Ignorando el significado, el niño captó el sonido y las imágenes que vio en ese momento cambiaron por lazos amarillos, verdes, negros y rojos. Se movió hacia la fuente del sonido, pero sólo vio imitaciones en miniatura de cometas etéreos que giraban alrededor de una vara negra con letras rojas:

Nous sommes du soleil,
We love when we play,
We love when we play.

– ¿Dónde está el río?
– ¿No lo ves?

Al señalarlo, la tierra se movió hasta formar una gruta. En la oscuridad de la construcción, nació un hilillo de agua, y pronto toneladas de agua fueron expulsadas de allí. Pero al tocar el suelo, las aguas se elevaron e inundaron los cuerpos de ambos. Súbitamente, un ciclón nació desde lo más profundo de la tierra y les atrapó.

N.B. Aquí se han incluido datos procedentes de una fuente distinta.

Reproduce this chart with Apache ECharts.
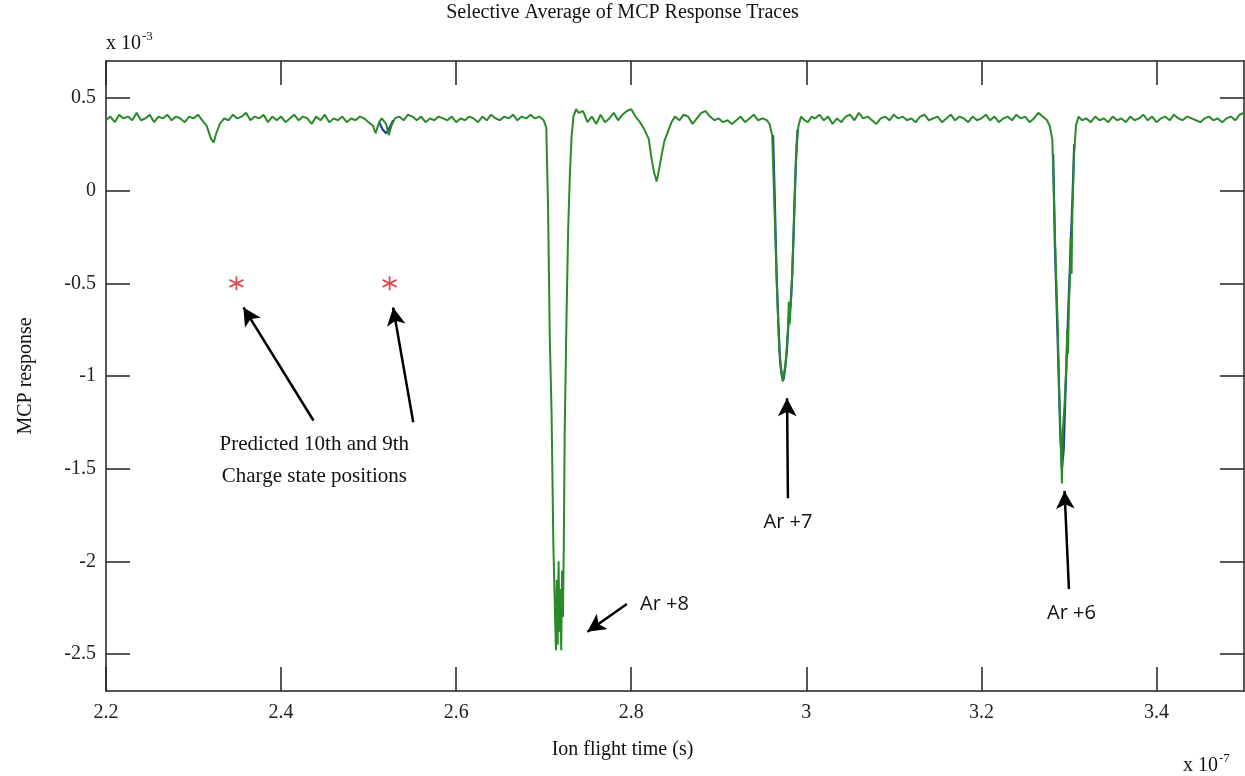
<!DOCTYPE html>
<html>
<head>
<meta charset="utf-8">
<script src="https://cdn.jsdelivr.net/npm/echarts@6/dist/echarts.min.js"></script>
<style>
html, body { margin: 0; padding: 0; background: #fff; }
#main { width: 1245px; height: 776px; }
</style>
</head>
<body>
<div id="main"></div>
<script>
// flight time in units of 1e-7 s, response in units of 1e-3
var flightTime = [
	2.200,2.205,2.210,2.215,2.220,2.225,2.230,2.235,2.240,2.245,2.250,2.255,2.260,2.265,2.270,2.275,2.280,2.285,2.290,2.295,
	2.300,2.305,2.310,2.315,2.320,2.323,2.326,2.330,2.335,2.340,2.345,2.350,2.355,2.360,2.365,2.370,2.375,2.380,2.385,2.390,
	2.395,2.400,2.405,2.410,2.415,2.420,2.425,2.430,2.435,2.440,2.445,2.450,2.455,2.460,2.465,2.470,2.475,2.480,2.485,2.490,
	2.495,2.500,2.505,2.508,2.512,2.515,2.520,2.523,2.526,2.530,2.535,2.540,2.545,2.550,2.555,2.560,2.565,2.570,2.575,2.580,
	2.585,2.590,2.595,2.600,2.605,2.610,2.615,2.620,2.625,2.630,2.635,2.640,2.645,2.650,2.655,2.660,2.665,2.670,2.675,2.680,
	2.685,2.690,2.695,2.700,2.703,2.705,2.707,2.709,2.711,2.713,2.714,2.715,2.716,2.717,2.718,2.719,2.720,2.721,2.722,2.723,
	2.724,2.726,2.728,2.730,2.732,2.734,2.737,2.740,2.745,2.750,2.755,2.760,2.765,2.770,2.775,2.780,2.785,2.790,2.795,2.800,
	2.805,2.810,2.815,2.820,2.823,2.826,2.829,2.832,2.835,2.838,2.842,2.846,2.850,2.855,2.860,2.865,2.870,2.875,2.880,2.885,
	2.890,2.895,2.900,2.905,2.910,2.915,2.920,2.925,2.930,2.935,2.940,2.945,2.950,2.955,2.958,2.961,2.963,2.965,2.967,2.969,
	2.971,2.973,2.975,2.977,2.979,2.980,2.981,2.983,2.985,2.987,2.989,2.991,2.994,2.998,3.002,3.006,3.010,3.015,3.020,3.025,
	3.030,3.035,3.040,3.045,3.050,3.055,3.060,3.065,3.070,3.075,3.080,3.085,3.090,3.095,3.100,3.105,3.110,3.115,3.120,3.125,
	3.130,3.135,3.140,3.145,3.150,3.155,3.160,3.165,3.170,3.175,3.180,3.185,3.190,3.195,3.200,3.205,3.210,3.215,3.220,3.225,
	3.230,3.235,3.240,3.245,3.250,3.255,3.260,3.265,3.270,3.275,3.278,3.281,3.283,3.285,3.287,3.289,3.291,3.292,3.293,3.295,
	3.297,3.298,3.299,3.300,3.301,3.302,3.303,3.304,3.306,3.308,3.311,3.315,3.320,3.325,3.330,3.335,3.340,3.345,3.350,3.355,
	3.360,3.365,3.370,3.375,3.380,3.385,3.390,3.395,3.400,3.405,3.410,3.415,3.420,3.425,3.430,3.435,3.440,3.445,3.450,3.455,
	3.460,3.465,3.470,3.475,3.480,3.485,3.490,3.495,3.500
];
var mcpGreen = [
	0.38,0.40,0.37,0.41,0.39,0.40,0.38,0.42,0.38,0.39,0.41,0.37,0.40,0.39,0.41,0.38,0.40,0.39,0.37,0.40,
	0.39,0.41,0.38,0.35,0.28,0.26,0.31,0.36,0.39,0.38,0.41,0.39,0.40,0.42,0.38,0.40,0.39,0.41,0.37,0.40,
	0.38,0.40,0.37,0.39,0.41,0.38,0.40,0.39,0.36,0.40,0.38,0.41,0.37,0.39,0.38,0.40,0.37,0.39,0.38,0.40,
	0.39,0.37,0.35,0.31,0.37,0.39,0.36,0.30,0.35,0.39,0.40,0.38,0.41,0.40,0.38,0.40,0.37,0.39,0.38,0.40,
	0.39,0.38,0.40,0.37,0.39,0.38,0.40,0.39,0.37,0.40,0.38,0.41,0.39,0.38,0.40,0.39,0.41,0.38,0.40,0.39,
	0.41,0.39,0.40,0.38,0.34,-0.10,-0.80,-1.20,-1.90,-2.30,-2.48,-2.10,-2.45,-2.00,-2.38,-2.15,-2.48,-2.05,-2.30,-1.90,
	-1.30,-0.70,-0.20,0.10,0.30,0.40,0.44,0.42,0.43,0.37,0.40,0.36,0.41,0.37,0.39,0.42,0.38,0.41,0.43,0.44,
	0.40,0.37,0.33,0.28,0.18,0.10,0.05,0.12,0.20,0.27,0.32,0.37,0.40,0.38,0.41,0.40,0.36,0.39,0.42,0.43,
	0.40,0.38,0.39,0.37,0.38,0.36,0.38,0.40,0.37,0.39,0.41,0.38,0.39,0.38,0.36,0.30,0.00,-0.30,-0.60,-0.85,
	-0.95,-1.03,-0.98,-0.90,-0.75,-0.60,-0.72,-0.55,-0.30,0.00,0.25,0.35,0.40,0.38,0.37,0.40,0.39,0.41,0.38,0.40,
	0.36,0.39,0.37,0.40,0.41,0.38,0.42,0.39,0.40,0.38,0.36,0.39,0.40,0.38,0.41,0.39,0.40,0.38,0.39,0.37,
	0.40,0.41,0.38,0.39,0.40,0.37,0.39,0.41,0.38,0.40,0.39,0.37,0.40,0.38,0.39,0.41,0.38,0.40,0.37,0.39,
	0.40,0.38,0.41,0.39,0.40,0.37,0.39,0.42,0.40,0.38,0.35,0.28,-0.05,-0.40,-0.70,-1.10,-1.40,-1.58,-1.30,-1.15,
	-0.95,-0.75,-0.88,-0.60,-0.50,-0.25,-0.45,-0.10,0.20,0.35,0.40,0.38,0.39,0.37,0.40,0.38,0.39,0.37,0.40,0.38,
	0.39,0.37,0.40,0.38,0.39,0.41,0.38,0.40,0.37,0.39,0.40,0.38,0.41,0.39,0.38,0.40,0.39,0.38,0.37,0.39,
	0.40,0.38,0.39,0.37,0.39,0.40,0.38,0.41,0.42
];
// second (blue) trace, only where it shows from under the green one
var blueTime = [2.512,2.516,2.520,2.524,2.528, 2.962,2.964,2.966,2.968,2.970,2.972,2.974,2.976,2.978,2.980,2.982,2.984,2.986,2.988,2.990,
	3.282,3.284,3.286,3.288,3.290,3.292,3.294,3.296,3.298,3.300,3.302,3.304,3.306];
var mcpBlue = [0.37,0.33,0.31,0.34,0.38, 0.30,-0.05,-0.45,-0.70,-0.92,-1.00,-1.02,-0.95,-0.85,-0.68,-0.62,-0.45,-0.15,0.15,0.33,
	0.20,-0.30,-0.62,-0.95,-1.30,-1.50,-1.40,-1.10,-0.82,-0.55,-0.30,-0.05,0.25];
var blueBreaks = [5, 20];

var xTicks = [2.2, 2.4, 2.6, 2.8, 3.0, 3.2, 3.4];
var yTicks = [-2.5, -2, -1.5, -1, -0.5, 0, 0.5];

// predicted 10th and 9th charge state positions
var predictedTime = [2.349, 2.524];
var predictedResp = [-0.5, -0.5];

var greenData = [];
for (var i = 0; i < flightTime.length; i++) {
	greenData.push([flightTime[i], mcpGreen[i]]);
}
var blueData = [];
for (var j = 0; j < blueTime.length; j++) {
	if (blueBreaks.indexOf(j) >= 0) {
		blueData.push([blueTime[j] - 0.001, null]);
	}
	blueData.push([blueTime[j], mcpBlue[j]]);
}
var starData = [];
for (var k = 0; k < predictedTime.length; k++) {
	starData.push([predictedTime[k], predictedResp[k]]);
}

var serif = '"Liberation Serif", "Times New Roman", serif';
var sans = '"Open Sans", "Liberation Sans", sans-serif';
var asterisk = 'path://M0,-5L0,5M-4.33,-2.5L4.33,2.5M-4.33,2.5L4.33,-2.5';

function arrow(x1, y1, x2, y2) {
	return [{ coord: [x1, y1] }, { coord: [x2, y2] }];
}
function note(x, y, text, font, size) {
	return {
		coord: [x, y],
		symbol: 'circle',
		symbolSize: 1,
		itemStyle: { color: 'rgba(0,0,0,0)' },
		label: { show: true, position: 'inside', formatter: text, fontFamily: font, fontSize: size, color: '#111', align: 'center', verticalAlign: 'middle' }
	};
}

var axisBase = {
	type: 'value',
	axisLine: { onZero: false, lineStyle: { color: '#222', width: 1.5 } },
	splitLine: { show: false }
};

var myChart = echarts.init(document.getElementById('main'));
var option = {
	animation: false,
	backgroundColor: '#fff',
	grid: { left: 106, right: 1, top: 61, bottom: 85 },
	graphic: [
		{ type: 'text', left: 'center', x: 53, top: 3, style: { text: 'Selective Average of MCP Response Traces', font: '20px ' + serif, fill: '#111' } },
		{ type: 'text', left: 106, top: 30, style: { text: 'x 10{s|-3}', font: '20px ' + serif, fill: '#111', rich: { s: { fontSize: 13, fontFamily: serif, verticalAlign: 'top', padding: [0, 0, 14, 1] } } } },
		{ type: 'text', left: 1183, top: 752, style: { text: 'x 10{s|-7}', font: '20px ' + serif, fill: '#111', rich: { s: { fontSize: 13, fontFamily: serif, verticalAlign: 'top', padding: [0, 0, 14, 1] } } } },
		{ type: 'text', left: 'center', x: 53, top: 740, style: { text: 'Ion flight time (s)', font: '20px ' + serif, fill: '#111' } },
		{ type: 'text', x: 26, y: 376, rotation: Math.PI / 2, style: { text: 'MCP response', font: '20px ' + serif, fill: '#111', align: 'center', verticalAlign: 'middle' } }
	],
	xAxis: [
		Object.assign({}, axisBase, {
			min: 2.2, max: 3.5, position: 'bottom',
			axisTick: { inside: true, length: 24, customValues: xTicks, lineStyle: { color: '#222', width: 1.5 } },
			axisLabel: { customValues: xTicks, margin: 12, fontFamily: serif, fontSize: 20, color: '#222' }
		}),
		Object.assign({}, axisBase, {
			min: 2.2, max: 3.5, position: 'top',
			axisTick: { inside: true, length: 24, customValues: xTicks, lineStyle: { color: '#222', width: 1.5 } },
			axisLabel: { show: false }
		})
	],
	yAxis: [
		Object.assign({}, axisBase, {
			min: -2.7, max: 0.7, position: 'left',
			axisTick: { inside: true, length: 24, customValues: yTicks, lineStyle: { color: '#222', width: 1.5 } },
			axisLabel: { customValues: yTicks, margin: 10, fontFamily: serif, fontSize: 20, color: '#222' }
		}),
		Object.assign({}, axisBase, {
			min: -2.7, max: 0.7, position: 'right',
			axisTick: { inside: true, length: 24, customValues: yTicks, lineStyle: { color: '#222', width: 1.5 } },
			axisLabel: { show: false }
		})
	],
	series: [
		{
			name: 'trace 2',
			type: 'line',
			data: blueData,
			showSymbol: false,
			connectNulls: false,
			lineStyle: { color: '#1f3d8c', width: 2.2 },
			z: 2
		},
		{
			name: 'trace 1',
			type: 'line',
			data: greenData,
			showSymbol: false,
			lineStyle: { color: '#2a8a2a', width: 2 },
			z: 3,
			markLine: {
				silent: true,
				symbol: ['none', 'arrow'],
				symbolSize: [14, 18],
				label: { show: false },
				lineStyle: { color: '#000', width: 2.5, type: 'solid' },
				data: [
					arrow(2.437, -1.24, 2.357, -0.63),
					arrow(2.551, -1.25, 2.528, -0.63),
					arrow(2.795, -2.23, 2.750, -2.38),
					arrow(2.979, -1.66, 2.978, -1.12),
					arrow(3.300, -2.15, 3.295, -1.62)
				]
			},
			markPoint: {
				silent: true,
				data: [
					note(2.438, -1.37, 'Predicted 10th and 9th', serif, 21),
					note(2.438, -1.54, 'Charge state positions', serif, 21),
					note(2.838, -2.23, 'Ar +8', sans, 20),
					note(2.979, -1.79, 'Ar +7', sans, 20),
					note(3.303, -2.28, 'Ar +6', sans, 20)
				]
			}
		},
		{
			name: 'predicted',
			type: 'scatter',
			data: starData,
			symbol: asterisk,
			symbolSize: 14,
			itemStyle: { color: 'none', borderColor: '#d0202a', borderWidth: 1.8 },
			z: 4
		}
	]
};
myChart.setOption(option);
</script>
</body>
</html>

– Menudo viaje –comentó Sándor mientras exprimía su ropa. Regresaron hacia la casa y ambos sentían frío, pero también estaban relajados –nunca creí que fuese tan…
– Extraño, sí que lo es. Pero de eso se trata.

A la semana siguiente, los dos perseguían un jabalí. El animal bruscamente cambió su rumbo y la bala se alojó en su lomo. Aceleró y avanzó a pesar de sus heridas. Orrot graduó su escopeta y cambió las balas. Después de sentir una sacudida, apretó el gatillo (otra gran sacudida sintió) e inmediatamente sus oídos sangraron por los decibeles. Al abrir los ojos, la pólvora hizo una cortina espesa que le impidió ver del todo, pero oyó el último quejido del animal.

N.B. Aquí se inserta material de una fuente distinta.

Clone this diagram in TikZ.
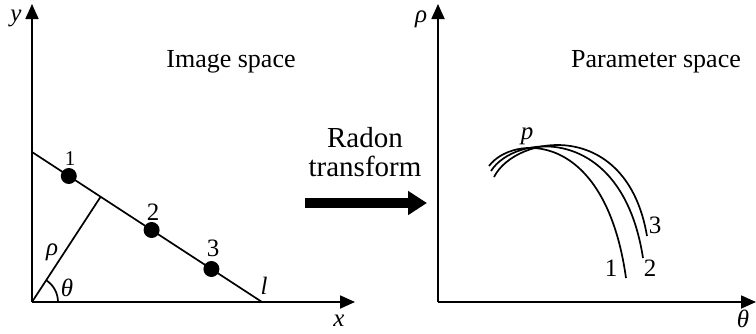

– ¡Orrot!–musitó Sándor –¿Quién apagó las luces?
– Nadie… Yo jamás puedo apagar luces.
– ¡Hace frío! Demasiado, y duele.

El cazador repelió los vestigios de la pólvora y vio el cuerpo unido al tronco de un manzano. Resolló y acarició la mano de Sándor, la que se separó de la muñeca.

– No, Orrot.
– Sándor…

La escopeta estaba fundida y apenas había sentido que su mano ya le era inútil por la quemadura… Desde hace años. Porque cuando Orrot oyó la voz de Sándor (la que viajaba a través del viento) y le siguió, llegó al punto muerto, donde el jabalí acabó seccionado en trozos. El reflejo del agua le disparó y se había materializado cerca del árbol. La marca de Sándor era indeleble, y Orrot supo que su reflejo o, en su defecto, el pasado, le había matado indudablemente.